How Does Blind Carbon Copy (BCC) Work in Email?
When you send an email, you have three address fields available: To, CC (Carbon Copy), and BCC (Blind Carbon Copy). Most people use To and CC without much thought — but BCC works differently in ways that matter for privacy, professionalism, and how recipients experience your message.
What BCC Actually Does
When you add someone to the BCC field, they receive a copy of the email — but their address is hidden from everyone else on the thread. Recipients in the To and CC fields have no idea the BCC recipient exists or received the message.
Here's where it gets technically interesting: the BCC recipient can see the To and CC addresses, but those recipients cannot see them in return. It's a one-way visibility arrangement.
Once the BCC recipient receives that initial email, they are effectively removed from the thread. If someone replies to the original message, the BCC recipient does not automatically receive those replies. They were only included in that single send.
How It Differs from CC
| Field | Visible to others? | Receives replies? | Use case |
|---|---|---|---|
| To | Yes | Yes | Primary recipients |
| CC | Yes | Yes (reply-all) | People kept in the loop |
| BCC | No | No (initial email only) | Private inclusion |
The key distinction is visibility and thread participation. CC is transparent — everyone can see who else is copied in. BCC is deliberately private.
Why People Use BCC
📋 Protecting recipient privacy in bulk sends
When emailing a large group — a newsletter, event announcement, or team update — putting all addresses in the To or CC field exposes everyone's email address to everyone else. BCC keeps those addresses private, which is both considerate and, in some regions, a legal requirement under data privacy regulations.
Introducing or forwarding discreetly
Someone may BCC a manager or colleague to keep them informed of a conversation without alerting the primary recipient. This is common in sales, legal, and HR contexts — though it raises valid questions about transparency and trust.
Preventing reply-all chaos
In large group emails, a single "reply all" from one person can trigger a chain of unwanted responses to hundreds of inboxes. BCC prevents this by design, since BCC recipients aren't visible for others to reply to.
What the BCC Recipient Actually Sees
This is a detail many people miss. A BCC recipient receives the email with a normal view of the To and CC fields — they can see who the primary and CC'd recipients are. In many email clients, the email will show a small "BCC: [your address]" notation to indicate why they received it, but this varies by client.
What they cannot do without manual effort is reply to the full thread in a way that includes everyone. If they hit reply, they typically reply only to the original sender.

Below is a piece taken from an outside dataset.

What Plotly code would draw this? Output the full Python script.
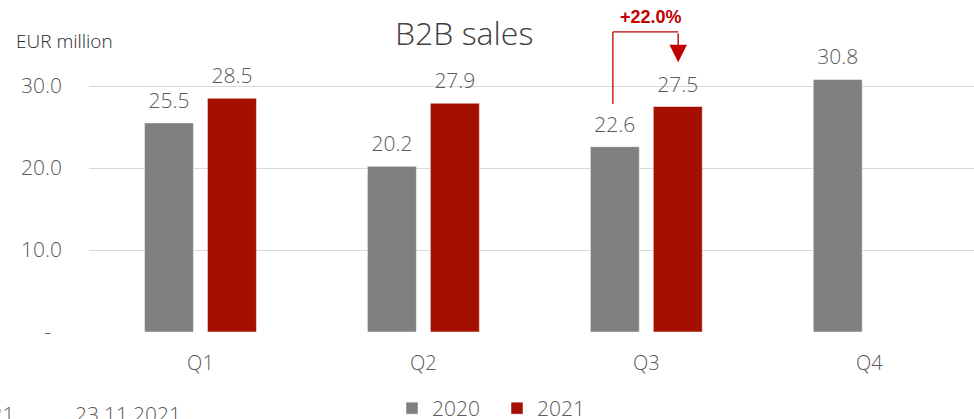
import plotly.graph_objects as go

quarters = ["Q1", "Q2", "Q3", "Q4"]
sales_2020 = [25.5, 20.2, 22.6, 30.8]
sales_2021 = [28.5, 27.9, 27.5, None]
tick_vals = [0, 10, 20, 30]
tick_text = ["-\u00a0\u00a0", "10.0", "20.0", "30.0"]
growth_label = "+22.0%"

GRAY = "#808080"
RED = "#A50F00"
ARROW = "#C00000"
TXT = "#595959"
FONT = "Open Sans"
W = 300
GAP = 0.435

PL, PB = 89, 332  # plot left / bottom in px
PH = 322


def py(px):
    return (PB - px) / PH


def pxx(px):
    return (px - PL) / 885


fig = go.Figure()
for name, vals, col in [("2020", sales_2020, GRAY), ("2021", sales_2021, RED)]:
    fig.add_trace(go.Bar(
        x=quarters, y=vals, name=name, offsetgroup=name,
        marker=dict(color=col, line=dict(color="white", width=0.5)),
        hoverinfo="skip",
    ))
for name, vals in [("2020", sales_2020), ("2021", sales_2021)]:
    fig.add_trace(go.Scatter(
        x=quarters, y=vals, mode="markers+text", offsetgroup=name, showlegend=False,
        marker=dict(size=14, opacity=0),
        text=[f"{v:.1f}" if v is not None else "" for v in vals], textposition="top center",
        textfont=dict(size=21, color=TXT, family=FONT, weight=W), cliponaxis=False,
        hoverinfo="skip",
    ))

# growth arrow Q3 (2020 -> 2021)
x_from = 2 - 0.15
x_to = 2 + 0.143
y_top = 36.6
fig.add_shape(type="line", xref="x", yref="y", x0=x_from, x1=x_from, y0=27.8, y1=y_top,
              line=dict(color=ARROW, width=1.3))
fig.add_shape(type="line", xref="x", yref="y", x0=x_from, x1=x_to, y0=y_top, y1=y_top,
              line=dict(color=ARROW, width=1.3))
fig.add_annotation(x=x_to, y=32.9, xref="x", yref="y", ax=x_to, ay=y_top, axref="x", ayref="y",
                   showarrow=True, arrowhead=2, arrowsize=2.5, arrowwidth=1.4,
                   arrowcolor=ARROW, text="")
fig.add_annotation(x=(x_from + x_to) / 2 + 0.025, y=38.4, xref="x", yref="y",
                   text=f"<b>{growth_label}</b>",
                   showarrow=False, font=dict(size=18, color=ARROW, family="Liberation Sans"))

# title and unit
fig.add_annotation(text="B2B sales", xref="paper", yref="paper", x=pxx(464), y=py(33),
                   xanchor="center", yanchor="middle", showarrow=False,
                   font=dict(size=32, color="#404040", family=FONT, weight=W))
fig.add_annotation(text="EUR million", xref="paper", yref="paper", x=pxx(14), y=py(41),
                   xanchor="left", yanchor="middle", showarrow=False,
                   font=dict(size=19, color="#262626", family=FONT, weight=W))
# footer (cut off)
fig.add_annotation(text="Q3 2021", xref="paper", yref="paper", x=pxx(16), y=py(414),
                   xanchor="right", yanchor="middle", showarrow=False,
                   font=dict(size=21, color=TXT, family=FONT, weight=W))
fig.add_annotation(text="23.11.2021", xref="paper", yref="paper", x=pxx(73), y=py(414),
                   xanchor="left", yanchor="middle", showarrow=False,
                   font=dict(size=21, color=TXT, family=FONT, weight=W))

fig.update_layout(
    width=974, height=419,
    margin=dict(l=PL, r=0, t=10, b=419 - PB, autoexpand=False),
    paper_bgcolor="white", plot_bgcolor="white",
    barmode="group", bargap=GAP, bargroupgap=0.222,
    scattermode="group", scattergap=GAP,
    font=dict(family=FONT, color=TXT, size=17, weight=W),
    showlegend=True,
    legend=dict(orientation="h", xref="container", yref="container", x=392 / 974, y=1 - 388 / 419,
                xanchor="left", yanchor="top", font=dict(size=21, color=TXT, family=FONT, weight=W),
                traceorder="normal", entrywidth=60, entrywidthmode="pixels"),
    xaxis=dict(range=[-0.5, 3.47], showgrid=False, showline=False, ticks="",
               tickfont=dict(size=20, color=TXT, family=FONT, weight=W), ticklabelstandoff=17),
    yaxis=dict(range=[0, (PB - 10) / 8.2], tickvals=tick_vals, ticktext=tick_text, showgrid=True,
               gridcolor="#D9D9D9", gridwidth=1.2, zeroline=False, showline=False, ticks="",
               tickfont=dict(size=21, color=TXT, family=FONT, weight=W), ticklabelstandoff=26),
)

fig.write_html("out.html", post_script="document.body.style.margin='0';",
               config={"displayModeBar": False})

Technical Reality: BCC and Email Servers
At the protocol level, BCC works through the SMTP (Simple Mail Transfer Protocol) delivery system. When your email client sends the message, it instructs the mail server to deliver copies to BCC recipients — but strips those addresses from the message headers before delivery to To and CC recipients.
This means BCC isn't truly invisible at every layer. Your email server, IT administrator, or email service provider can still see who was BCC'd in server logs or sent mail records. BCC is not an encryption tool or a privacy guarantee — it's a display-layer feature.

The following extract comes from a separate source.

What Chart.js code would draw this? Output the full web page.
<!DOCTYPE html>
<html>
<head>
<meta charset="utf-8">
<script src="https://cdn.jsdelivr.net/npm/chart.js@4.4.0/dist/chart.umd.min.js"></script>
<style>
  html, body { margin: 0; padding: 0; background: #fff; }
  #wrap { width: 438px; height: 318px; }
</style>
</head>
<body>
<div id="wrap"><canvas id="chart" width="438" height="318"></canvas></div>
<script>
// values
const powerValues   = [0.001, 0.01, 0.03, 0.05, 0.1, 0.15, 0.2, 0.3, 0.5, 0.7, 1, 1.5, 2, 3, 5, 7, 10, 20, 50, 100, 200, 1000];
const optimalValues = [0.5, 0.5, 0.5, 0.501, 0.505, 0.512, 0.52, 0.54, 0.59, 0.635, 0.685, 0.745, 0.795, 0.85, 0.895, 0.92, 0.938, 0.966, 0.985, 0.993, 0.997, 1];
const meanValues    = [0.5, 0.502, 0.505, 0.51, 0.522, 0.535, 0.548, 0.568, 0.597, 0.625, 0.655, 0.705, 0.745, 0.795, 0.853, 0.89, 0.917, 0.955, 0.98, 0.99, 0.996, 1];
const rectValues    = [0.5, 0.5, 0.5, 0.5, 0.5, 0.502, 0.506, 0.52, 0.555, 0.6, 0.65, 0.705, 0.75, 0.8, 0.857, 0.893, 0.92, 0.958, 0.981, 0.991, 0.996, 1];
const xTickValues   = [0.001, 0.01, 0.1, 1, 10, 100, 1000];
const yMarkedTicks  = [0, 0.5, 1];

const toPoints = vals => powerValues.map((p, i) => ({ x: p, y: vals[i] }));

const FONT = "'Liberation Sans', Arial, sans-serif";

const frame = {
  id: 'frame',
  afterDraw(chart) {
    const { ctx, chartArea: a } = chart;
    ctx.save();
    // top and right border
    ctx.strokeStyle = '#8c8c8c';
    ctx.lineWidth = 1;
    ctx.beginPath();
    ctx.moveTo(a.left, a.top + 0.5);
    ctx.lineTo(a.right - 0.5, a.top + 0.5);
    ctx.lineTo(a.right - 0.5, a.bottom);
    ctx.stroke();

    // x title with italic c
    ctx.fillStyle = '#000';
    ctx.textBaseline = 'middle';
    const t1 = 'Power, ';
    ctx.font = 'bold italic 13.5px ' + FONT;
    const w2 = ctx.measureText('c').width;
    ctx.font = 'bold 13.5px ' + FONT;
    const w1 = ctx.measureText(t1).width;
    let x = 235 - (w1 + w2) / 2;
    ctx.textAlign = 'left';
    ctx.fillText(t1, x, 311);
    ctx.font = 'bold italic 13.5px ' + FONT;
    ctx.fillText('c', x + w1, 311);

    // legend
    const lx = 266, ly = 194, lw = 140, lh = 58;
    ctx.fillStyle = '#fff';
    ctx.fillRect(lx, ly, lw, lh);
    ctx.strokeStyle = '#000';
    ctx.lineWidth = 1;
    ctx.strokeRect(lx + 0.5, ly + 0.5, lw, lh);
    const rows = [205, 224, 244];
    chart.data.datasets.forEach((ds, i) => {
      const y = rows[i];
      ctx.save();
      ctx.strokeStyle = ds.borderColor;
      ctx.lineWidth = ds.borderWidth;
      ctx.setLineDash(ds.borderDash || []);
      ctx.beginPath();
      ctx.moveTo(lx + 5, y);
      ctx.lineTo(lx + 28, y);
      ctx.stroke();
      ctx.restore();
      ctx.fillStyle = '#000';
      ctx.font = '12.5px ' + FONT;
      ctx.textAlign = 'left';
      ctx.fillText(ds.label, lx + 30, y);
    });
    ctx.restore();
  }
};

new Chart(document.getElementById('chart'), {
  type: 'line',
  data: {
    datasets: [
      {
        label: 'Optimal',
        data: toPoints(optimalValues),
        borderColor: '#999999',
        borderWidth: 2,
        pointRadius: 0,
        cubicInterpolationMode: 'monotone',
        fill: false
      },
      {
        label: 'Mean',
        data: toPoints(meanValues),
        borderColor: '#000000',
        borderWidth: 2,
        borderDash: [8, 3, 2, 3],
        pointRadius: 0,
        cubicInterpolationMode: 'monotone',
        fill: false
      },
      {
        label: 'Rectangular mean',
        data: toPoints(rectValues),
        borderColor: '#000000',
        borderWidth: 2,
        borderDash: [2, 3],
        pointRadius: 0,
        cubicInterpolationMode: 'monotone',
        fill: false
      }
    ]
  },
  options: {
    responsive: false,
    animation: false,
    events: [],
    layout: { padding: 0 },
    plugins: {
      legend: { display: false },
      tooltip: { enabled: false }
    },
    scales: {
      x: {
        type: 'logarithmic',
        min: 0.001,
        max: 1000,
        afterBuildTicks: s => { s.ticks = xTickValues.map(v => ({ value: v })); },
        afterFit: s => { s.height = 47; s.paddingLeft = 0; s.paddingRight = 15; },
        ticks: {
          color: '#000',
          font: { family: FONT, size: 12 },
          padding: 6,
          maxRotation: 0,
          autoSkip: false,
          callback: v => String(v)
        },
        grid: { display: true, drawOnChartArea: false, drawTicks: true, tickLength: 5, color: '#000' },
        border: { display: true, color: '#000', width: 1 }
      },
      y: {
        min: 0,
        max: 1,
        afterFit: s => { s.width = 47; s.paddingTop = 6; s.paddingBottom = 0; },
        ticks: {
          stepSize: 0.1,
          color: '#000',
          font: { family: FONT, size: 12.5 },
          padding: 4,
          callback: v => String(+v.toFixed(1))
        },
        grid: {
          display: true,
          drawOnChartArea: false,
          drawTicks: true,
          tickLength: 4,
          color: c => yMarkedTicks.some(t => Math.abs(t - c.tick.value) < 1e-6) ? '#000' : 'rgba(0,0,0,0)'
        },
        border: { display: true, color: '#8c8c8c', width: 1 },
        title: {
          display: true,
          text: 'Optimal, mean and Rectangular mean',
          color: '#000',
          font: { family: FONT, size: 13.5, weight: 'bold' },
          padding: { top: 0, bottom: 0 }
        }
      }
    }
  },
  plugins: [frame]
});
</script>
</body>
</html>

⚠️ Common Mistakes and Misconceptions
- BCC ≠ anonymous sending. Your name and address still appear as the sender. The BCC recipient's address is just hidden from other recipients.

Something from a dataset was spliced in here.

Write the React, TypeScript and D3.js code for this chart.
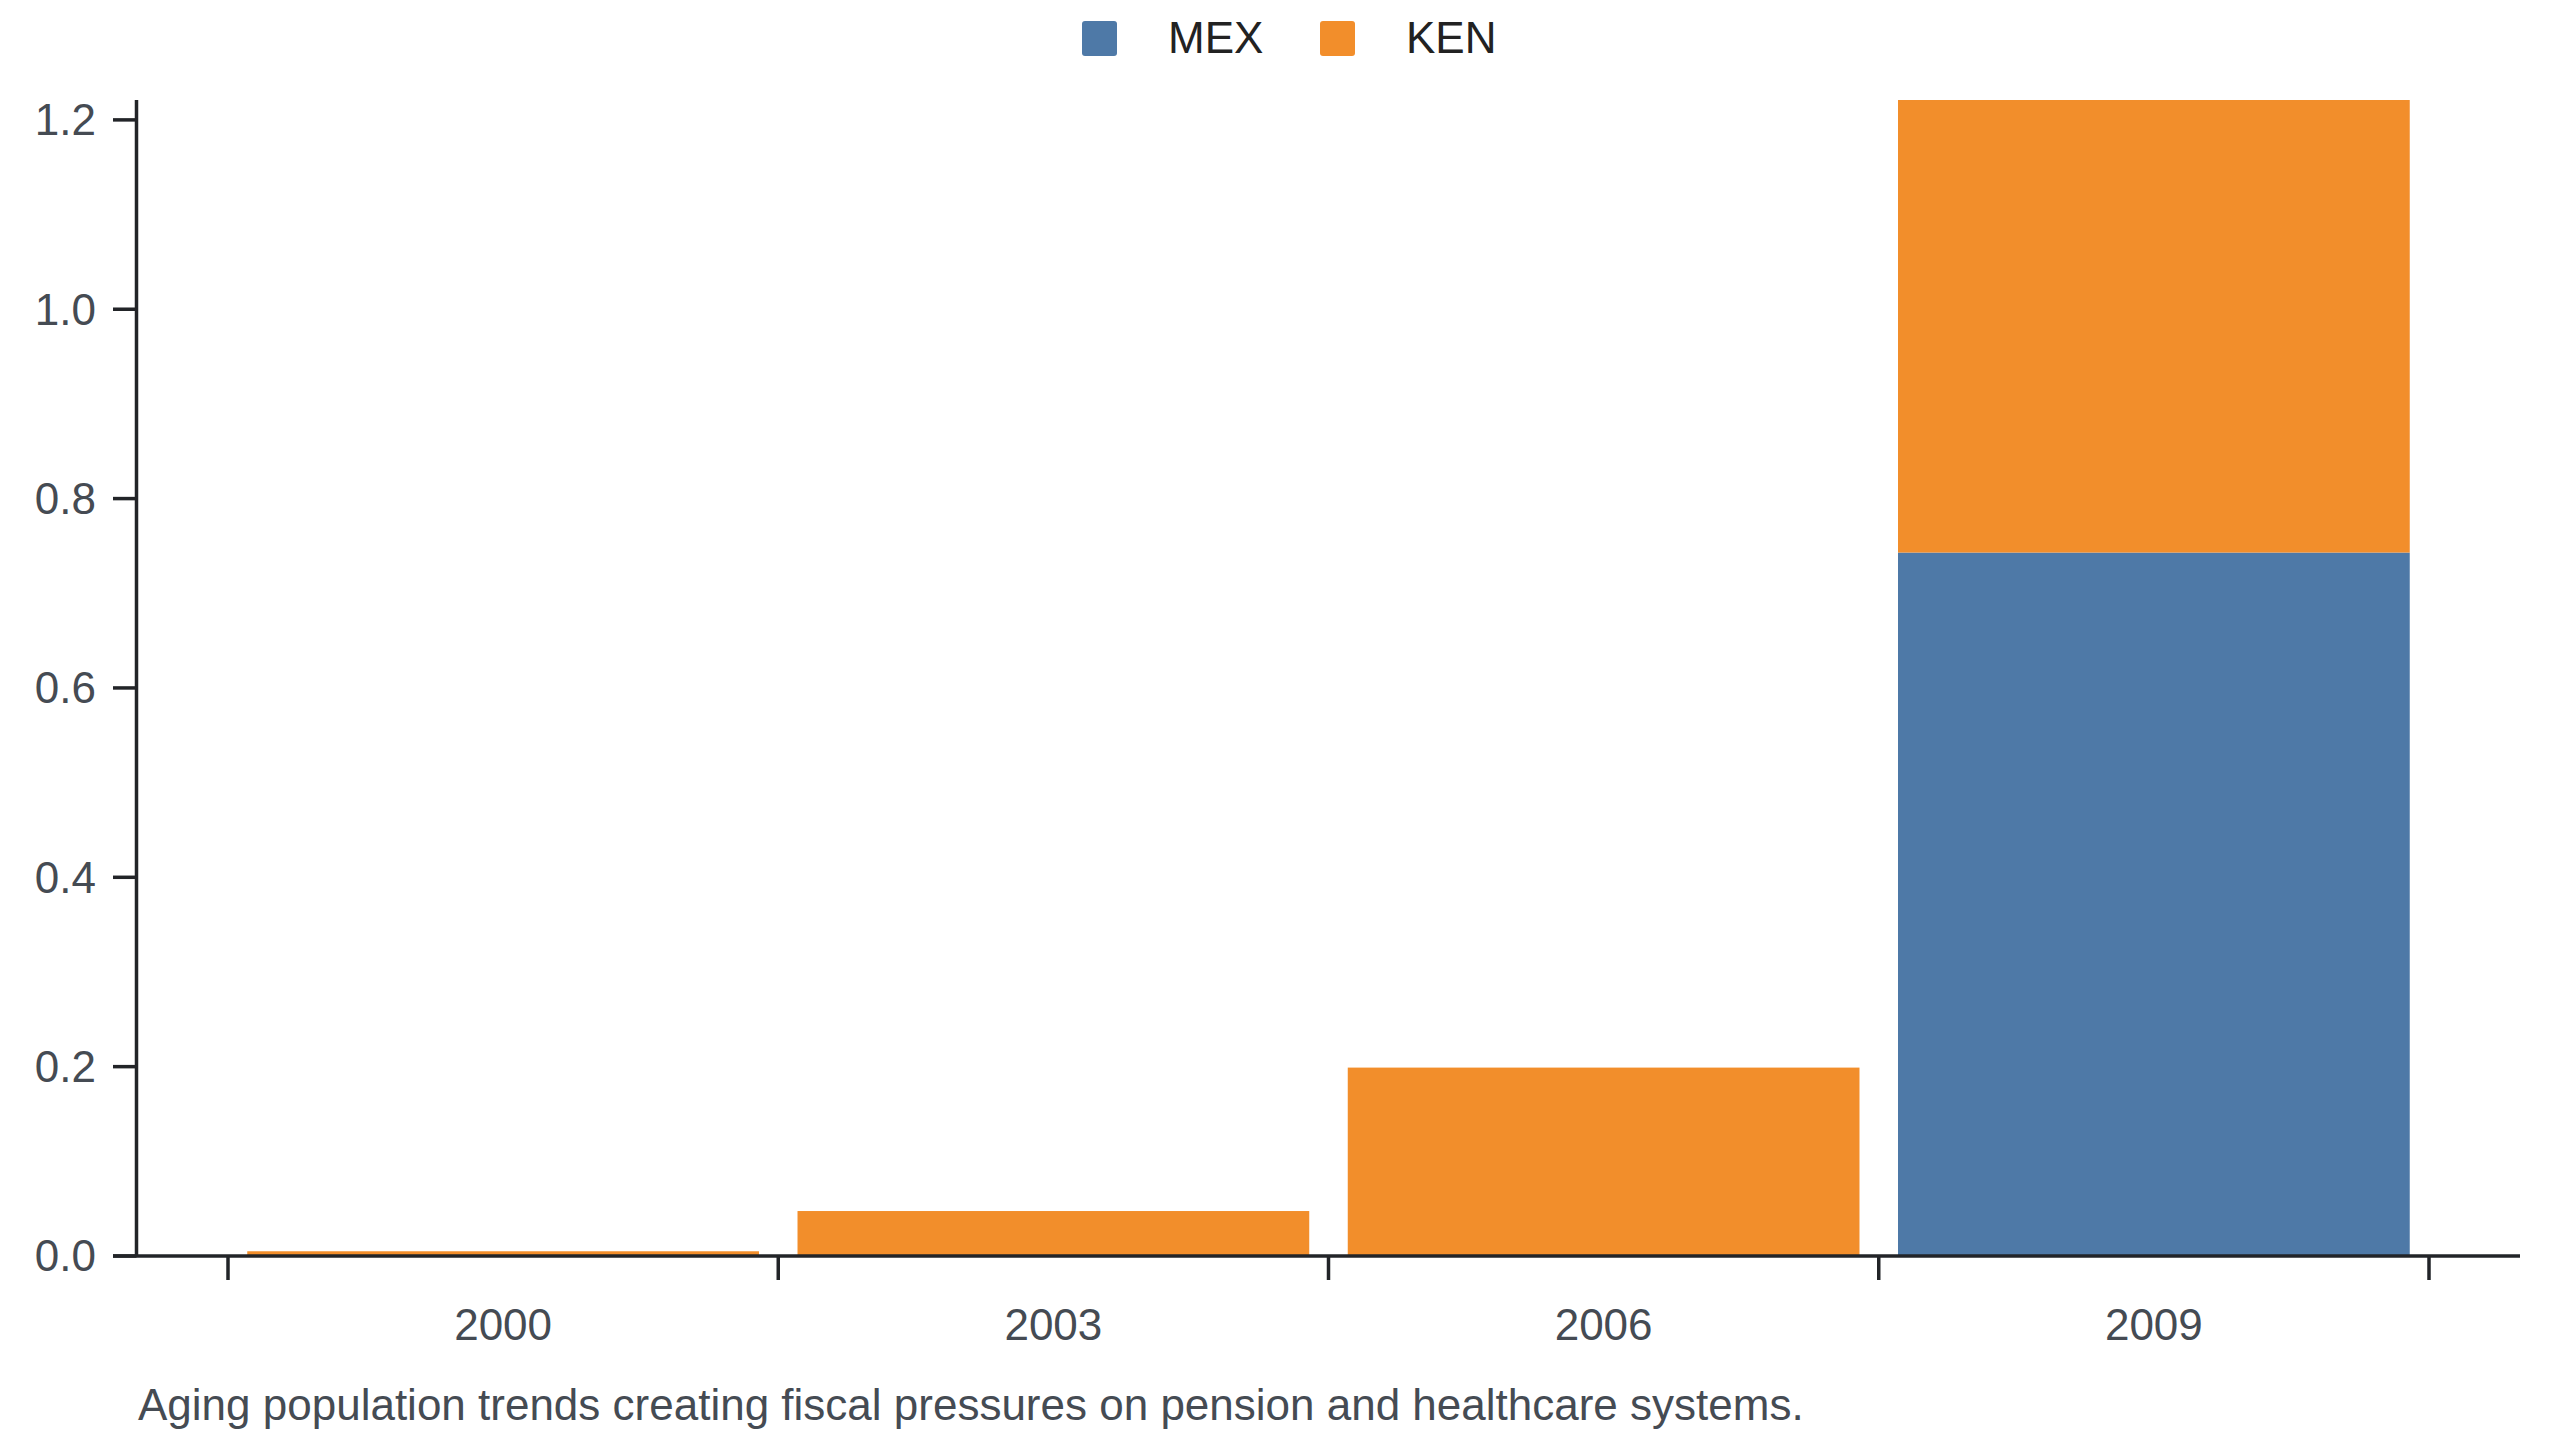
import React from "react";
import * as d3 from "d3";

const years = ["2000", "2003", "2006", "2009"];
const seriesNames = ["MEX", "KEN"];
const mexValues = [0, 0, 0, 0.743];
const kenValues = [0.005, 0.0475, 0.199, 0.478];
const colors = ["#4e79a7", "#f28e2b"];
const yTicks = [0, 0.2, 0.4, 0.6, 0.8, 1.0, 1.2];
const caption = "Aging population trends creating fiscal pressures on pension and healthcare systems.";

const W = 2560;
const H = 1440;
const FONT = "'Liberation Sans', Arial, Helvetica, sans-serif";

export default function App() {
  const rows = years.map((y, i) => ({ year: y, MEX: mexValues[i], KEN: kenValues[i] }));
  const stacked = d3.stack<any>().keys(seriesNames)(rows);
  const maxTotal = d3.max(rows, (r) => r.MEX + r.KEN) as number;

  const x = d3.scaleBand<string>().domain(years).range([228, 2429]).paddingInner(0.07).paddingOuter(0.035);
  const y = d3.scaleLinear().domain([0, maxTotal]).range([1256, 100]);
  const step = x.step();
  const rangeStart = x.range()[0];
  const tickXs = d3.range(years.length + 1).map((i) => rangeStart + i * step);

  const axisColor = "#222428";
  const labelColor = "#454b53";

  return (
    <svg width={W} height={H} style={{ position: "absolute", left: 0, top: 0, background: "#fff" }} fontFamily={FONT}>
      {/* bars */}
      {stacked.map((s, si) => (
        <g key={s.key} fill={colors[si]}>
          {s.map((d, i) => {
            const h = y(d[0]) - y(d[1]);
            if (h <= 0) return null;
            return <rect key={i} x={x(years[i])} y={y(d[1])} width={x.bandwidth()} height={h} />;
          })}
        </g>
      ))}

      {/* y axis */}
      <line x1={136.5} x2={136.5} y1={y(maxTotal)} y2={y(0)} stroke={axisColor} strokeWidth={3.5} />
      {yTicks.map((t) => (
        <g key={t}>
          <line x1={113} x2={136.5} y1={y(t)} y2={y(t)} stroke={axisColor} strokeWidth={3.5} />
          <text x={96} y={y(t)} dy="0.35em" textAnchor="end" fontSize={44} fill={labelColor}>
            {d3.format(".1f")(t)}
          </text>
        </g>
      ))}

      {/* x axis */}
      <line x1={113} x2={2520} y1={y(0)} y2={y(0)} stroke={axisColor} strokeWidth={3.5} />
      {tickXs.map((tx, i) => (
        <line key={i} x1={tx} x2={tx} y1={y(0)} y2={y(0) + 24} stroke={axisColor} strokeWidth={3.5} />
      ))}
      {years.map((yr) => (
        <text key={yr} x={(x(yr) as number) + x.bandwidth() / 2} y={1340} textAnchor="middle" fontSize={44} fill={labelColor}>
          {yr}
        </text>
      ))}

      {/* legend */}
      <g>
        <rect x={1082} y={21} width={35} height={35} rx={3} fill={colors[0]} />
        <text x={1168} y={53} fontSize={44} fill="#222">{seriesNames[0]}</text>
        <rect x={1320} y={21} width={35} height={35} rx={3} fill={colors[1]} />
        <text x={1406} y={53} fontSize={44} fill="#222">{seriesNames[1]}</text>
      </g>

      {/* caption */}
      <text x={138} y={1420} fontSize={44} fill={labelColor}>{caption}</text>
    </svg>
  );
}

- Reply-all doesn't reach BCC recipients. If someone on the To or CC list hits reply-all, BCC recipients won't receive it.
- BCC can feel deceptive in some contexts. Using BCC to secretly loop in a third party during a sensitive conversation is technically possible but can damage trust if discovered. Context and intent matter.
- Some email clients handle BCC differently. Mobile apps, webmail interfaces, and desktop clients all display BCC slightly differently. A BCC field visible by default in one client may be hidden under an "options" menu in another.
Factors That Affect How BCC Behaves for You
How BCC functions in practice depends on several variables:
- Your email client (Gmail, Outlook, Apple Mail, Thunderbird) — affects where the BCC field appears and what notation BCC recipients see
- Your organization's email setup — corporate IT environments may log all recipients including BCC
- The recipient's email client — determines how clearly BCC is flagged for the person receiving it
- Volume and use case — bulk sending through a personal email client via BCC has deliverability risks; dedicated mailing tools handle this differently
- Privacy regulations in your region — GDPR and similar frameworks may impose obligations around how you handle email addresses in group sends
Understanding the mechanics is straightforward. Whether BCC is the right tool for your specific situation — a group announcement, a sensitive work thread, a mass outreach — depends on how your email environment is set up, who your recipients are, and what level of privacy or transparency your context actually requires.